Na década de 60 iniciou o período da ditadura militar. O que impunha novos desafios para magistratura da época. “Peguei diversos regimes constitucionais; de 1946, de 1967, a Emenda Constitucional de 1969. Os limites da atuação da magistratura eram muito grandes. Não podia ser dado Habeas Corpus. Era um cerceamento da liberdade dos juízes”, comentou.

Sydney Sanches foi se destacando no Judiciário e na carreira acadêmica onde conquistou vários títulos, o que chamou atenção dos magistrados que o colocaram como presidente da AMB, no início da década de 80, quando a sede da entidade era localizada no Rio de Janeiro- RJ.

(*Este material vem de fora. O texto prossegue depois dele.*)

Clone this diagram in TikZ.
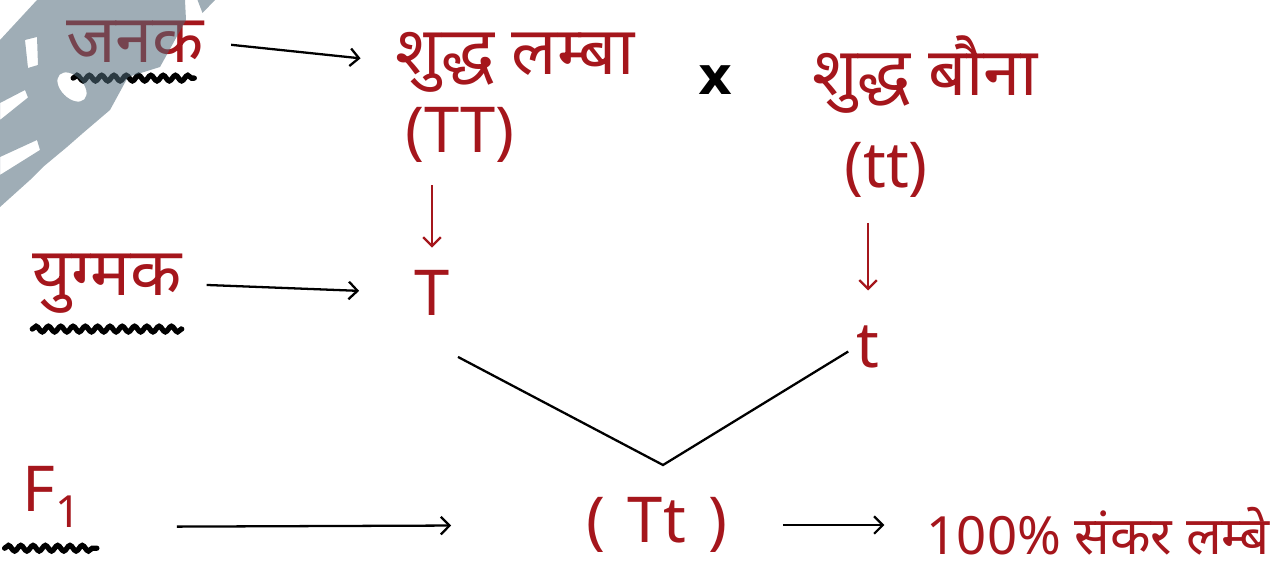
\documentclass[tikz,border=0pt]{standalone}
\usepackage{fontspec}
\newfontfamily\hindi[Script=Devanagari]{Noto Sans}
\newfontfamily\crossfont{DejaVu Sans}
\usetikzlibrary{arrows.meta,decorations.pathmorphing}
\definecolor{InkRed}{RGB}{165,22,28}
\definecolor{MarkBlue}{RGB}{80,106,122}

\begin{document}
\begin{tikzpicture}[>={Straight Barb[length=5pt,width=10pt]},
      word/.style={text=InkRed,inner sep=0pt,font=\hindi\fontsize{38}{40}\selectfont},
      gene/.style={text=InkRed,inner sep=0pt,font=\hindi\fontsize{36}{38}\selectfont},
      ar/.style={->,line width=1.3pt},
      dar/.style={->,line width=1.3pt,draw=InkRed},
      squig/.style={line width=3pt,line cap=round,decorate,
                    decoration={snake,amplitude=1.6pt,segment length=7pt}}]
    \useasboundingbox (0,0) rectangle (25.44,-11.58);
    % row labels
    \node[word] (janak) at (2.7,-0.84) {जनक};
    \node[word] (yugmak) at (2.14,-5.68) {युग्मक};
    \node[gene] (F1) at (1.04,-9.94) {F\textsubscript{1}};
    \draw[squig] ([xshift=0.15cm,yshift=-0.3cm]janak.south west) -- ([xshift=-0.2cm,yshift=-0.3cm]janak.south east);
    \draw[squig] ([yshift=-0.3cm]yugmak.south west) -- ([yshift=-0.3cm]yugmak.south east);
    \draw[squig] ([xshift=-0.35cm,yshift=-0.4cm]F1.south west) -- ([xshift=0.3cm,yshift=-0.4cm]F1.south east);
    % parents
    \node[word] (lambaa) at (10.3,-1.24) {शुद्ध लम्बा};
    \node[gene] (TT) at (9.2,-2.7) {(TT)};
    \node[font=\crossfont\bfseries\fontsize{30}{30}\selectfont,inner sep=0pt] (cross) at (14.3,-1.6) {x};
    \node[word] (baunaa) at (18.5,-1.5) {शुद्ध बौना};
    \node[gene] (tt) at (17.72,-3.4) {(tt)};
    % gametes
    \node[gene] (T) at (8.64,-5.86) {T};
    \node[gene] (t) at (17.36,-6.94) {t};
    \coordinate (meet) at (13.26,-9.3);
    % offspring
    \node[gene] (Tt) at (13.14,-10.5) {(\hspace{0.45cm}Tt\hspace{0.45cm})};
    \node[word,font=\hindi\fontsize{30}{32}\selectfont] (result) at (21.96,-10.62) {100\% संकर लम्बे};
    % connectors
    \draw[ar,shorten <=0.54cm,shorten >=0.7cm] (janak.east) -- (lambaa.west);
    \draw[ar,shorten <=0.5cm,shorten >=1.1cm] (yugmak.east) -- (T.west);
    \draw[ar,shorten <=1.9cm,shorten >=2.7cm] ([yshift=-0.6cm]F1.east) -- (Tt.west);
    \draw[ar,shorten <=1.1cm,shorten >=0.84cm] (Tt.east) -- (Tt.east -| result.west);
    \draw[dar,shorten <=0.45cm,shorten >=0.45cm] (T.north |- TT.south) -- (T.north);
    \draw[dar,shorten <=0.5cm,shorten >=0.7cm] (t.north |- tt.south) -- (t.north);
    \draw[line width=1.3pt] ([shift={(0.52,-0.82)}]T.south) -- (meet) -- ([shift={(-0.16,0.34)}]t.south west);
    % watermark
    \fill[MarkBlue,opacity=0.55,even odd rule] (0.74,0) -- (3.7,0) -- (3.72,-0.4) -- (3.2,-1.34) -- (2.56,-1.54)
      -- (2.2,-2.2) -- (1.66,-2.66) -- (1.34,-2.94) -- (0.86,-3.34) -- (0.6,-3.6) -- (0,-4.14) -- (0,-0.8) -- cycle
      (0.5,-0.8) -- (0.74,-0.74) -- (0.76,-1.3) -- (0.56,-1.36) -- cycle
      (1.44,-1.74) ellipse [x radius=0.22, y radius=0.35, rotate=45]
      (0,-2.06) -- (0.5,-1.8) -- (0.56,-1.95) -- (0,-2.4) -- cycle
      (0,-3.14) -- (0.74,-2.8) -- (0.8,-3.0) -- (0,-3.5) -- cycle;
    \fill[MarkBlue,opacity=0.55] (3.95,0) -- (4.3,0) -- (4.05,-0.26) -- cycle;
  \end{tikzpicture}
\end{document}
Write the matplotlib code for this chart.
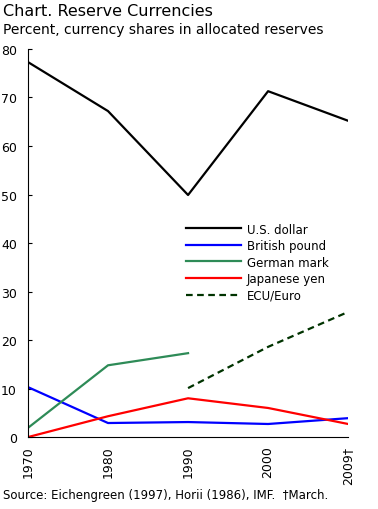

As bandeiras defendidas pelos associados à AMB era independência política, administrativa e orçamentária. “De certa forma, algumas dessas bandeiras foram para Constituição de 1988. Antes o Judiciário enviava a proposta orçamentária para o Executivo, que a cortava pela metade, depois disso, era enviada para o Congresso Nacional votar o orçamento definido pela Presidência. Hoje o presidente só opina. O legislativo é quem pode cortar verba”, explicou.

Sydney não concluiu o mandato na AMB, após ser indicado pelo o então presidente general João Baptista Figueiredo ao STF. Quando chegou a Suprema Corte, encontrou nomes como Moreira Alves, Oscar Corrêa, Néri da Silveira, Cordeiro Guerra, Ilmar Galvão, Otávio Galloti, Rafael Mayer, Djaci Falcão e Aldir Passarinho, entre outros.

O ministro julga que essa composição era tida como conservadora. “A composição que serve a Constituição”, avaliou. “Meu nome foi aprovado com 38 votos e uma abstenção. Naquela época não tinha sabatina. O presidente indicava, o Senado votava e o presidente nomeava”, explicou.

Recém-chegado no Supremo, o ministro Sanches acompanhou os bastidores da posse presidencial após a morte de Tancredo Neves, falecido em 21 de abril de 1985. “Chegou no dia da posse, Tancredo passou muito mal e não foi empossado. Houve uma reunião do STF para saber quem seria o nome para ficar no lugar dele. O Sarney, então vice-presidente, ou era Ulysses Guimarães, que era presidente da Câmara. A maioria entendeu que quem tinha que tomar posse era o Sarney”, relatou. A decisão foi tomada na casa do ministro Cordeiro Guerra que era presidente do STF naquela época.

Sydney Sanches tornou-se presidente do Tribunal Superior Eleitoral e Supremo Tribunal Federal. Além disso, presidiu o julgamento de impeachment do ex-presidente Fernando Collor de Mello em 1992. “Eu conduzi o processo tranquilamente. Dormi todas as noites. Fazia as minhas caminhadas pelas quadras da Asa Sul. Apesar do clima de tensão que o país vivia ninguém me parava nas ruas para me perguntar nada. Hoje, o Judiciário tem uma exposição muito maior na mídia, os ministros são conhecidos da população”.

O ministro Sydney escolheu voltar para capital paulista após a sua aposentadoria do STF há 18 anos. Viúvo da professora Eucides Rodrigues Sanches (2006), pai de quatro filhas, nove netos e dois bisnetos, ele vive ao lado da família, dos troféus e das medalhas espalhadas pelo apartamento. Recluso no período da pandemia, ele passa o dia ouvindo Andrea Bocelli, Luciano Pavarotti e Ludwing van Beethoven, para tornar agradável a rotina de trabalho como consultor jurídico. “O cargo de juiz é de muita responsabilidade. É um ofício que define destino de vidas. É preciso agir de acordo com a lei. Imparcialidade. A pessoa não é importante. É a função que é importante. Quando se deixa a função perde-se o poder”, avaliou.

O ministro foi homenageado quando se aposentou aos 70 anos de idade no Supremo, em abril de 2003. “Agora estou esperando minha homenagem de 100 anos. Isso é uma tradição para ministros do Judiciário. Acredito que chego lá”.